One lunchtime I was sitting with my friend in the dining hall having a serious conversation and Molly sat down with us and said “who are you?” I was just shocked and drooling, which was super embarrassing because at the time I wasn’t ‘out’ to my friend.

I was feeling lots of things. I had never been attracted to someone within milliseconds, also I’m ‘outing’ myself and I’m not ready to ‘out’ myself in front of Carrie.

Molly was living with a woman and in a longterm relationship. I tried to “friend” her on Facebook.


Natural next step. [Laughs]
But her profile disappeared off Facebook. She had blocked me and later I found out it’s because she thought I was dangerous. Then a year later they had broken up and all of a sudden I got a notification saying “Molly Yergens has accepted your friend request.”

A year later?
Yeah. Then we starting hanging out but we didn’t know if we were dating or not. It’s very complicated in Minnesota, and also complicated when you’re 10 years younger.
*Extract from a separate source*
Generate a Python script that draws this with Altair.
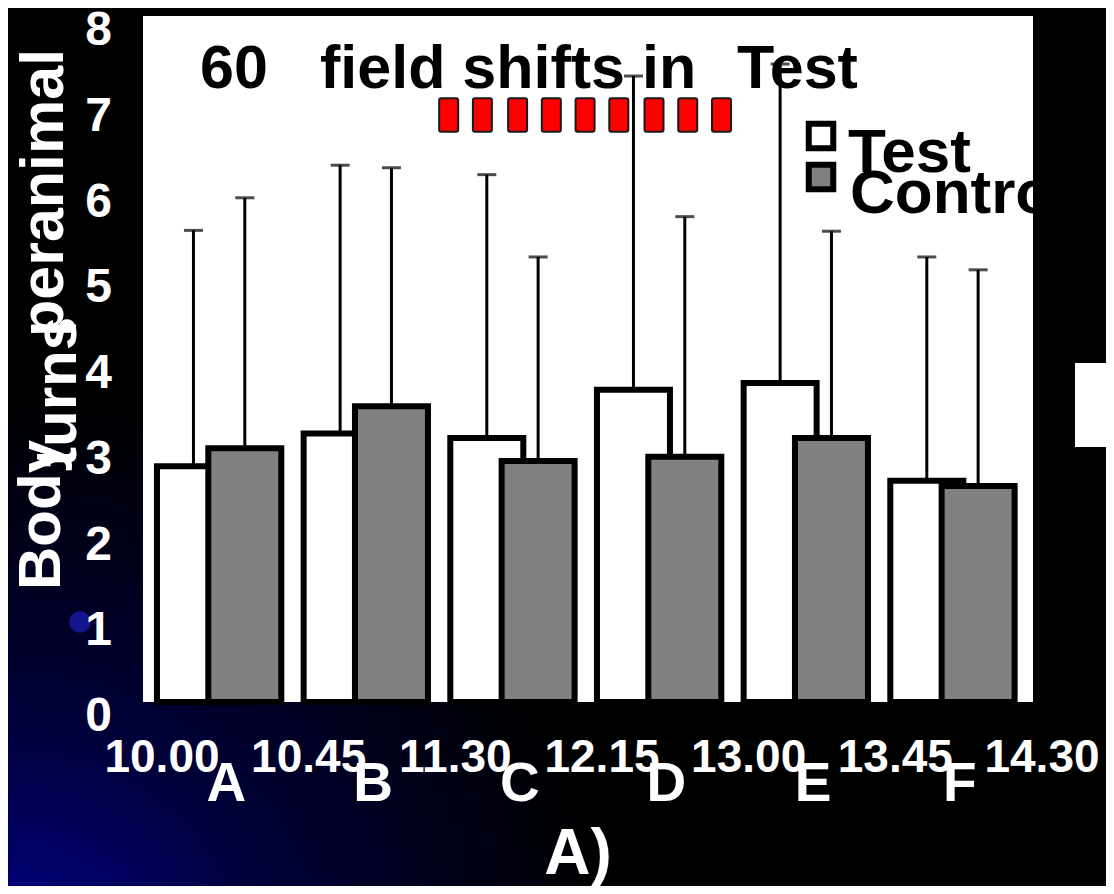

Was she your first serious relationship?
No. I had dated a woman who was out to a couple of different people and then all of a sudden was like “I’m not queer.” She was really experiencing internalized homophobia. It was super weird, hurtful and really confused me.

Being queer in a small town and being queer in a small college, even though it’s getting way better, you didn’t always have opportunities to feel normal or to feel that there was a community at all.

So when those kinds of things happen… I had never heard about someone experiencing internalized homophobia.

How does it feel coming to New York?
There were times that my wife and I had been threatened in Minnesota and there were times when men would impose themselves upon us. You can’t just shake off those experiences. You can’t just be like “poof, I’m in New York and those experiences are no longer relevant.”

Sometimes I’ll still have a hard time walking down the street holding my wife’s hand. If I feel like there’s a potential threat that is the first thing to go.

I’ve talked about that with friends who identify themselves as queer here and they sometimes just write it off as paranoia. They’re basically like “you’re in New York! Everyone’s gay!” People see it as a non-issue, and for me that’s weird.

I didn’t feel quite safe or normal in this small town but now I don’t feel like I’m queer enough … which is also a weird feeling.

Do you think it’s also because you are still so young?
I think it’s definitely really tricky to be 23 years old in New York City. It’s weird to have an amazing job at 23, it’s also weird to be married to someone 10 years older and to be married in general.

I’m always trying to figure out why I am always the youngest one in the room.

Sadly that won’t always be the case.
When I socialize with other twenty-somethings and I slip that I’m married all of a sudden it introduces this thing that they feel like they can’t relate to.

Like it automatically puts you into an older category?

What is the best piece of advice you could give?
In anything that you do, whether it’s producing work or just making life decisions, there are many choices in life and most of them are wrong but the right choice is out there, which is why you should just keep going.

What is your favorite place to take out-of-towners in New York?
It’s funny because I like taking people from out-of-state to Prospect Park as if it’s really something exciting. I’ll take Minnesotans there and they’re like “this is all you have?!”

I love taking people to BAM. It’s the longest running performing arts institution in the United States.


Have you had a favorite New York moment since you arrived?
The first show I saw at BAM, I was super excited because I had just started working there and I was blown away that I was there and got to see shows for free. I was seeing LA Dance Project and I was sitting in the audience just being so happy, thinking how lucky I am to be here, and then I look to the left of me and Natalie Portman is sitting right next to me.

I think that was one of my favorite New York moments because I was like “yeah, of course, it’s totally casual to sit next to a celebrity and it’s totally casual to work at this amazing historical place”. I was just so overwhelmed in that moment.

What does New York mean to you?
I think New York means to me finding myself in that sweet spot between comfort and challenge.